Eerika and I finished our presentation on Thursday, but not everyone else managed to do that. The teacher gave some exercises for those who were ready already, but everything backfired on this Friday: there was a baccalaureate test exercise and the computer mice had been taken for them. Of course our school has desktop computers and not laptops, so we couldn’t do any of those exercises. Luckily at least one pair got a mouse so that they could do their presentation without problems. We got Ipads to do our first exercise: do a test about art relations. Surprise, surprise, it required Adobe Flash, which is not available for mobile devices nor tablets! No mouse to use on computer, no possibility to do it on Ipad. Now that went pretty well, don’t you agree?

The second exercise was to write about our relationship to art to our course diary. It required the test result, which we could not get. I had to skip that for this reason.

The third exercise was about finding information about an art museum of our choice and answering questions about it. First we needed to go to the search of museokortti.fi and find an art museum. The link provided in the exercise paper did not work, but luckily the search was relatively easy to find. But then the search did not work when I tried to find something. It started to co-operate with me near the end of the lesson, and I only managed to decide the museum. That’s probably the best, because I would have had to write it on my phone anyhow.

Summary: This was a very frustrating lesson.

All of these things I needed to do at home then. And here they are, all in one entry.

Exercise one: The test. If anyone is interested, here it is (it’s only in Finnish, unfortunately): http://www.emma.museum/sites/default/files/oheisohjelmisto/testi/index.php

I found this test a bit awkward. Mostly I did not find an answer that suits me.

Exercise two: The art relationship test

My test result was this:

Näyttökuva (28)

Here is my rough and possibly erroneous translation:

An excited dreamer

Interesting, you’re looking for the only right one.

Once you were swept off your feet. The experience stuck to your mind and you wish that you could feel it again.

You are very independent, but you enjoy being between the two. You are a good listener, yet you share also ideas and feelings willingly. As a sybarite you seek and experience new experiences.

You are a bit nervous about beginning a new relationship, but don’t worry: getting to know art at EMMA — Espoo’s museum of modern at can take time.

I really don’t know if this actually suits me. I’m a good listener (at least usually) and I like to share ideas and feelings, but I am not sure if it applies to my relationship to art.

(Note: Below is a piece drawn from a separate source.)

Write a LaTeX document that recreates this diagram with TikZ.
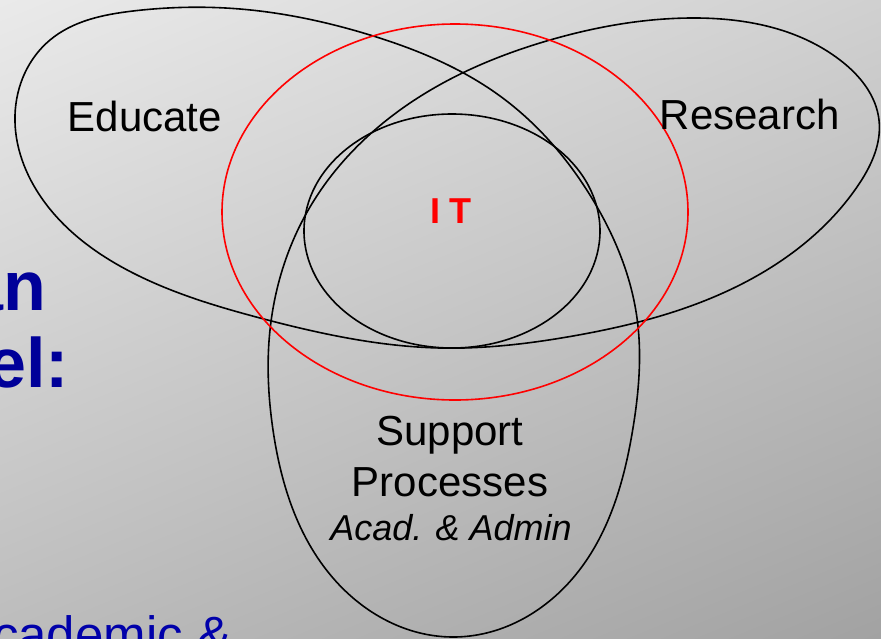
\documentclass[tikz,border=0pt]{standalone}
\usepackage{fontspec}
\setmainfont{Liberation Sans}
\usetikzlibrary{shadings,hobby}
\definecolor{bgA}{RGB}{234,234,234}
\definecolor{bgB}{RGB}{208,208,208}
\definecolor{bgC}{RGB}{188,188,188}
\definecolor{bgD}{RGB}{162,162,162}
\definecolor{navy}{RGB}{0,0,153}
\definecolor{blu}{RGB}{0,0,170}
\begin{document}
\begin{tikzpicture}[x=1pt,y=-1pt,line width=1.6pt,
  lbl/.style={inner sep=0pt,font=\fontsize{42}{48}\selectfont},
  side/.style={inner sep=0pt,text=navy,font=\fontsize{70}{80}\selectfont\bfseries}]
\useasboundingbox (0,0) rectangle (881,638);
\clip (0,0) rectangle (881,638);
\shade[upper left=bgA, upper right=bgB, lower left=bgC, lower right=bgD] (0,0) rectangle (881,638);
% side texts
\node[side,anchor=base east] (an) at (47,310) {an};
\node[side,anchor=base east] (el) at (70,387) {el:};
\node[inner sep=0pt,text=blu,font=\fontsize{51}{60}\selectfont,anchor=base east] (acad) at (232,652) {cademic \&};
% trefoil
\draw plot[closed hobby] coordinates {
(15,115) (50,40) (133,11) (240,9) (370,35) (500,96) (593,200) (637,318)
(633,428) (573,578) (453,637) (333,578) (273,430) (270,330) (310,207)
(400,110) (550,40) (690,18) (840,60) (879,120) (857,187) (723,293)
(573,336) (440,348) (260,318) (133,273) (43,200)};
% inner ellipse
\draw (452,231) ellipse [x radius=148, y radius=117];
% red ellipse
\draw[red] (455,212) ellipse [x radius=233, y radius=188];
% labels
\node[lbl,anchor=base west] (edu) at (67,131) {Educate};
\node[lbl,anchor=base west] (res) at (659,129) {Research};
\node[inner sep=0pt,text=red,font=\fontsize{36}{40}\selectfont\bfseries,anchor=base] (it) at (451,223) {I T};
\node[lbl,anchor=base] (sup) at (450,445) {Support};
\node[lbl,anchor=base] (proc) at (450,496) {Processes};
\node[inner sep=0pt,anchor=base,font=\fontsize{36}{40}\selectfont\itshape] (aa) at (451,540) {Acad. \& Admin};
\end{tikzpicture}
\end{document}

The last time I was in an art museum was last May, when I was in Paris on a study trip and went to Louvre. I remember that my legs were already sore and that I saw some people who had Nintendo 3DS consoles with a map of the museum or something (I have a feeling that they were Japanese or at least Asian… Not sure anymore, though). Pretty awesome, isn’t it?

My group split up. I went with my teacher and her family. We did see a good amount of things: statues, Egyptian things like sarcophagi and so on. We even saw Mona Lisa, but there was a huge amount of tourists, and being the short person I am, I decided to not try to get any closer. I just picked my phone, opened up its camera — there is something wrong with my digital camera’s settings and it couldn’t take good pictures; the amount of light was just too little there for my camera to handle—, zoomed and took a picture of Mona Lisa. I admit that half of the picture is covered by tourists and just a small spot is actually Mona Lisa. That painting is smaller than what you would think!

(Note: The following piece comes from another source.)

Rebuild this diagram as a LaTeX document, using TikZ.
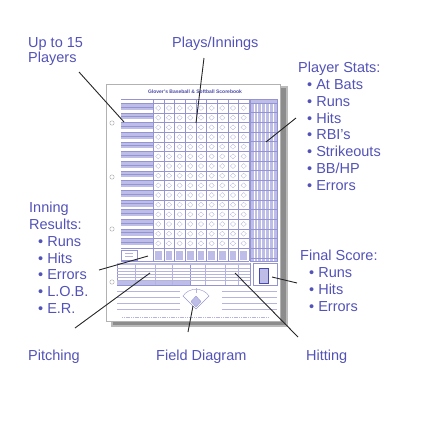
\documentclass[tikz,border=0pt]{standalone}
\usepackage{fontspec}
\setmainfont{Liberation Sans}
\usetikzlibrary{positioning}
\definecolor{labelink}{HTML}{5252B8}
\definecolor{sheetink}{HTML}{4A4AAA}
\definecolor{sheetfill}{HTML}{BDBDE8}
\definecolor{sheetline}{HTML}{9494D2}
\definecolor{shadowgray}{HTML}{8C8C8C}
\newcommand{\itm}{\hspace*{9pt}\textbullet\ }
\tikzset{
  lbl/.style={anchor=north west, inner sep=0pt, align=left, text=labelink,
    font=\fontsize{14.5}{16.8}\selectfont},
  lead/.style={draw=black!85, line width=0.9pt},
  hole/.style={draw=gray!70, fill=white, line width=0.4pt},
  gridln/.style={draw=sheetline, line width=0.3pt},
  faintln/.style={draw=sheetline!70, line width=0.3pt}
}
\begin{document}
\begin{tikzpicture}[x=1pt, y=-1pt]
\useasboundingbox (0,0) rectangle (432,432);
% the score sheet
\fill[shadowgray!60] (111,86) rectangle (288,327);
\fill[shadowgray] (113,88) rectangle (286,325);
\draw[gray!60, fill=white, line width=0.4pt] (106,84) rectangle (280,321);
\node[font=\bfseries\fontsize{5}{6}\selectfont, text=sheetink] (title) at (195,92) {Glover's Baseball \& Softball Scorebook};
\foreach \hy in {123,177,229,282} \draw[hole] (112,\hy) circle (2.2);
\draw[gridln] (121,99) -- (277,99);
\draw[gridln] (121,103) -- (249,103);
% player rows and innings
\foreach \r in {0,...,14} {
  \pgfmathsetmacro\ry{103+\r*9.67}
  \fill[sheetfill] (121,\ry+1) rectangle (153,\ry+6.8);
  \draw[gridln] (121,\ry+3.9) -- (153,\ry+3.9);
  \draw[gridln] (121,\ry+9.67) -- (249,\ry+9.67);
  \foreach \c in {0,...,8} {
    \pgfmathsetmacro\cx{153+\c*10.67}
    \draw[faintln] (\cx+5.3,\ry+2.5) -- (\cx+8,\ry+5) -- (\cx+5.3,\ry+7.5) -- (\cx+2.6,\ry+5) -- cycle;
  }
}
\foreach \c in {0,...,9} \draw[gridln] ({153+\c*10.67},99) -- ({153+\c*10.67},261);
% player stats block
\fill[sheetfill] (250,99) rectangle (277,261);
\foreach \c in {1,...,6} \draw[white, line width=0.5pt] ({250+\c*3.86},103) -- ({250+\c*3.86},261);
\foreach \r in {0,...,16} \draw[sheetline] (250,{103+\r*9.67}) -- (277,{103+\r*9.67});
\draw[gridln] (250,99) rectangle (277,261);
% inning results row
\draw[gridln] (121,250) rectangle (137,260);
\draw[faintln] (125,253) -- (133,253) (125,256) -- (133,256);
\draw[gridln] (121,261) -- (249,261);
\foreach \c in {0,...,8} \fill[sheetfill] ({153+\c*10.67+2},251) rectangle ({153+\c*10.67+8.5},260);
% pitching, hitting and final score boxes
\draw[gridln] (117,263) rectangle (250,285);
\draw[gridln] (190,263) -- (190,285);
\fill[sheetfill] (117,263) rectangle (250,265);
\fill[sheetfill] (117,281) rectangle (190,285);
\foreach \ly in {268,271,274,277,280} \draw[faintln] (117,\ly) -- (250,\ly);
\foreach \lx in {135,155,172,205,225,238} \draw[faintln] (\lx,265) -- (\lx,285);
\draw[gridln] (253,263) rectangle (277,285);
\draw[sheetink, fill=sheetfill, line width=0.5pt] (259,268) rectangle (268,283);
% notes lines and field diagram
\foreach \ly in {291,297,303,309} {
  \draw[faintln] (117,\ly) -- (180,\ly);
  \draw[faintln] (222,\ly) -- (277,\ly);
}
\draw[sheetline, fill=white, line width=0.4pt] (196,309) -- (183,296) .. controls (189,287) and (203,287) .. (209,296) -- cycle;
\draw[sheetline, fill=sheetfill, line width=0.3pt] (196,307) -- (191,301.5) -- (196,296) -- (201,301.5) -- cycle;
\draw[faintln] (196,288) -- (196,293);
\draw[sheetline!70, line width=0.8pt, dash pattern=on 1.2pt off 0.6pt] (122,317) -- (268,317);
% labels
\node[lbl] (players) at (28,37) {Up to 15\\[-1.8pt]Players};
\node[lbl] (plays) at (172,37) {Plays/Innings};
\node[lbl] (stats) at (298,62) {Player Stats:\\\itm At Bats\\\itm Runs\\\itm Hits\\\itm RBI's\\\itm Strikeouts\\\itm BB/HP\\\itm Errors};
\node[lbl] (results) at (29,202) {Inning\\Results:\\\itm Runs\\\itm Hits\\\itm Errors\\\itm L.O.B.\\\itm E.R.};
\node[lbl] (final) at (300,250) {Final Score:\\\itm Runs\\\itm Hits\\\itm Errors};
\node[lbl] (pitching) at (28,350) {Pitching};
\node[lbl] (field) at (156,350) {Field Diagram};
\node[lbl] (hitting) at (306,350) {Hitting};
% leader lines
\coordinate (pl-a) at (79,72);  \coordinate (pl-b) at (124,122);
\coordinate (pi-a) at (204,58); \coordinate (pi-b) at (196,123);
\coordinate (ps-a) at (296,118); \coordinate (ps-b) at (266,142);
\coordinate (ir-a) at (99,270); \coordinate (ir-b) at (148,256);
\coordinate (pt-a) at (75,328); \coordinate (pt-b) at (150,273);
\coordinate (fd-a) at (188,332); \coordinate (fd-b) at (193,306);
\coordinate (ht-a) at (298,337); \coordinate (ht-b) at (235,273);
\coordinate (fs-a) at (297,283); \coordinate (fs-b) at (272,277);
\draw[lead] (pl-a) -- (pl-b); \draw[lead] (pi-a) -- (pi-b);
\draw[lead] (ps-a) -- (ps-b); \draw[lead] (ir-a) -- (ir-b);
\draw[lead] (pt-a) -- (pt-b); \draw[lead] (fd-a) -- (fd-b);
\draw[lead] (ht-a) -- (ht-b); \draw[lead] (fs-a) -- (fs-b);
\end{tikzpicture}
\end{document}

I think there is not very much more to be told about that. I would have to go through my pictures to actually remember what we saw there, because I certainly don’t remember that much. Enough about this now, though. If anyone wants to ask more about my study trip, please comment or send me a message through whatever way is possible in order to reach me.

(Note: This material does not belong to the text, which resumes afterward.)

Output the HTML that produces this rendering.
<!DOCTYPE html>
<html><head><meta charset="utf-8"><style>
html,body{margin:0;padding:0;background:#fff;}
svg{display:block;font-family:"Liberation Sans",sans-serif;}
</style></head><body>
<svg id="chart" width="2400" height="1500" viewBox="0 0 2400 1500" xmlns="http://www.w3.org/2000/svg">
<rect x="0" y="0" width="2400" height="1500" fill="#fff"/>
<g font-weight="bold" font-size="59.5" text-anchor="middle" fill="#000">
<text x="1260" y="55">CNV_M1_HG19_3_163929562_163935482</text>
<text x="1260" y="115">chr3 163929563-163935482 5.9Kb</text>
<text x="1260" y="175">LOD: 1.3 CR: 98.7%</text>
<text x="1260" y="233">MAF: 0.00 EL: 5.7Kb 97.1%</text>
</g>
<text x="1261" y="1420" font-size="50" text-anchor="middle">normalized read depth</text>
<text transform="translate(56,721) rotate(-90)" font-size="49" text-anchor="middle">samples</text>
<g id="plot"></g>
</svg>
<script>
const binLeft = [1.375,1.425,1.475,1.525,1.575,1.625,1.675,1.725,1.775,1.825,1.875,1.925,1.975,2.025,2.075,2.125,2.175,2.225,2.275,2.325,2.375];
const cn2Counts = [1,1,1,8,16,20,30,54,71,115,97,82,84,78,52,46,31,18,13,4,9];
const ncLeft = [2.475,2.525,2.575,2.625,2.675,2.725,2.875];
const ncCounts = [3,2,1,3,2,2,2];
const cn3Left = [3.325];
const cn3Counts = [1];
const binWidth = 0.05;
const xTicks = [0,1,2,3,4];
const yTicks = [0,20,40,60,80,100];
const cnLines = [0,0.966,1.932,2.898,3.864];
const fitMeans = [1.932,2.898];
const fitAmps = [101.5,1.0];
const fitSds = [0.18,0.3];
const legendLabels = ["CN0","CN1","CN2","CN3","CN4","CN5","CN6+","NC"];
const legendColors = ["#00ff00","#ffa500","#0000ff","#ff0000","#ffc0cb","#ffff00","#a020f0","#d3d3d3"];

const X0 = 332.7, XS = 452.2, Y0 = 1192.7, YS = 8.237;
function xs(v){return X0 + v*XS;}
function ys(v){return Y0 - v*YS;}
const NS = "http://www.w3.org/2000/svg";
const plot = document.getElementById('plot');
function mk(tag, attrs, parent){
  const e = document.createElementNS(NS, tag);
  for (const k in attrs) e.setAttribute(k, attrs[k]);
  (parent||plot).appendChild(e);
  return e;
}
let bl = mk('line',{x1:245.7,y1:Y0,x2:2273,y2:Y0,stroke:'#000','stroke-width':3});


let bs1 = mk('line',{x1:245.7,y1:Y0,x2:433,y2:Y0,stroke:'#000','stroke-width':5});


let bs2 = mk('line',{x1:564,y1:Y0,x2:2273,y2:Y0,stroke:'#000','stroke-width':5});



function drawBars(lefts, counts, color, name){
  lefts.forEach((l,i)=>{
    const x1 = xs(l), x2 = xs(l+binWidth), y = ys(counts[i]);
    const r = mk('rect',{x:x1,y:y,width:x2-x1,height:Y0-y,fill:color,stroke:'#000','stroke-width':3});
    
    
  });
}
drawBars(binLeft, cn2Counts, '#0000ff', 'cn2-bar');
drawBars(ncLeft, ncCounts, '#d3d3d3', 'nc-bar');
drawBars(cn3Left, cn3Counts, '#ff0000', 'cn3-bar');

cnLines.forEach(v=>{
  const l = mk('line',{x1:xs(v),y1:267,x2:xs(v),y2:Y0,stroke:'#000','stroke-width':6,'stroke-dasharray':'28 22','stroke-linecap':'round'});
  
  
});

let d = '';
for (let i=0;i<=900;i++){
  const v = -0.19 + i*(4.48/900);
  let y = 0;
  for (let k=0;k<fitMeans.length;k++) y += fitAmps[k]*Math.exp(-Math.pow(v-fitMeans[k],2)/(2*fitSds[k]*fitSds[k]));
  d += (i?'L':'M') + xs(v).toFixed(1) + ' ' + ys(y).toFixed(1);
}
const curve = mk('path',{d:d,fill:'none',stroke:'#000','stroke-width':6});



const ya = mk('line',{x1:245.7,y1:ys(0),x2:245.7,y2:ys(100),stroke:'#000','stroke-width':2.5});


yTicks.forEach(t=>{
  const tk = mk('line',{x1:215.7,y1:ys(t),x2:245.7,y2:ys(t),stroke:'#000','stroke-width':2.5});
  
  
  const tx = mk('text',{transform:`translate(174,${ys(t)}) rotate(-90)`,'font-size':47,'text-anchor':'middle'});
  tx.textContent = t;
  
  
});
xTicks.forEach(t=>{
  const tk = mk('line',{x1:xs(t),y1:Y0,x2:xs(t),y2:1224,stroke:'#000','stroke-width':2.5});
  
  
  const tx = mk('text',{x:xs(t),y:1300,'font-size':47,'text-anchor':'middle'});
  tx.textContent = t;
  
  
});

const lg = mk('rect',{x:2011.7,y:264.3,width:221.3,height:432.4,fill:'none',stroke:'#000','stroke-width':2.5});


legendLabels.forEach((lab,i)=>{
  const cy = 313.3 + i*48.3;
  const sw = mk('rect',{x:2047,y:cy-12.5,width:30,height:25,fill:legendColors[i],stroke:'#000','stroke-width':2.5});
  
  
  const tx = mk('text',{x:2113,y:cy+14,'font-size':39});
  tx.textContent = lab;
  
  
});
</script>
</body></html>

I rarely visit museums or art exhibitions. As far as I recall for now, all of those which I have visited have been school trips. I really don’t have time to go to museums, and I am not very interested to do so anyways. If there was an interesting theme and I had enough time and a way to get there, I could go, but not otherwise. I have more interesting and better things to do than make my legs hurt because of something I’m not interested in and which I don’t have to do.

Out of the very little — actually now that I think of it, I may have visited a museum just twice; at least I can quickly remember just two occasions — times I’ve been to museum, I think visiting Louvre was memorable, because that trip was my first trip abroad and to Paris. That trip was unforgettable anyways. I do recall something about the preceding visit to a museum — the local museum on an art lesson, actually. I was on sixth grade back then. There was a photography exhibition as far as I remember. What I really remember about it was that I did not give a light about the whole thing. I just wasn’t interested in the topic. Luckily I had a good friend of mine with me, so I did not have to get bored all alone. Whatever else I recall about it is not related to art and I keep it to myself.

Exercise three: The art museum of my choice

I went to the search and in the end I ended up choosing one. This museum is Imatra’s art museum. Surprisingly it is located in Imatra, which is located in southeast Finland, near the border of Finland and Russia.

Imatra’s art museum’s collections are emphasized on national art from the twentieth century. By the time of writing this entry the current exhibition is about Olavi Heino and Kuutti Lavonen. This exhibition will end soon, though.

Based on what I read from the website of this museum, I think I would not visit it because I am not interested in Finnish art from the twentieth century. And besides, Imatra is far away from where I live now (and it will still be far away after I move on my own to study in a university), so that would be a problem anyways.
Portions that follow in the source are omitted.